I'm against you apparently recommending a complex probing method to get
something the kernel ought to get us straight away via much simpler
ways...

Complexity does not primarily result in people doing things 'smarter'. It
primarily results in people _not using the feature at all_.

> > The thing is, there's variations in the quality of profiling between
> > CPUs, sometimes even between CPU models. 99.999% of the people don't
> > care about that, because 99.9% of the time the profile is unambiguous:
> > functions are typically big enough, with the overhead somewhere in the
> > middle, so skid just doesn't matter.
>
> Sure at function level it doesn't matter, but once you found your most
> expensive function very often the next question is _why_ is it
> expensive.
>
> At that point you're going to stare at asm output. The moment you do
> that you need to know the type of output you're staring at.

FYI, very few developers are actually looking at the assembly output
because very few developers _know_ assembly to begin with.

They are looking at things like sysprof or perf report output, maybe at
the annotated _source_ code and that's it.

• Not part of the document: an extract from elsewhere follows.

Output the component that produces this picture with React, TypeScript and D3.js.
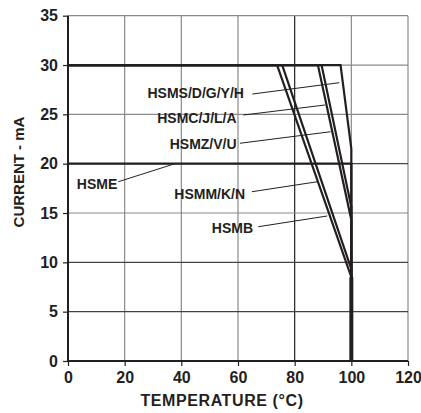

The mapping to source code is fuzzy to begin with, with inlining, loop
unrolling and other compiler optimizations being a far bigger effect than
skid.

So the fuzz created by skid is relatively small - but it's nice when it's
gone and obviously it's helpful when you are looking at assembly output.

> Also, if you think function level output is the most relevant one, you
> shouldn't use PEBS at all. PEBS has an issue with REP prefixes, it
> severely under accounts the cycles spend on them. And since exact
> placement doesn't matter (as you just argued) the little skid you have
> is irrelevant.
>
> So either skid matters and you need to know what type of output you've
> got, or it doesn't and the whole precise thing is irrelevant at best.

That's just another plain silly argument: having more precise results is
obviously useful even if you don't use a magnifying lense. Sometimes
functions are small and skid results in the wrong function being credited
with overhead.

It's also immaterial: there's no reason why the kernel couldn't feed back
the level of precision it offers, to user-space, via a small, simple
variation to the existing syscall interface.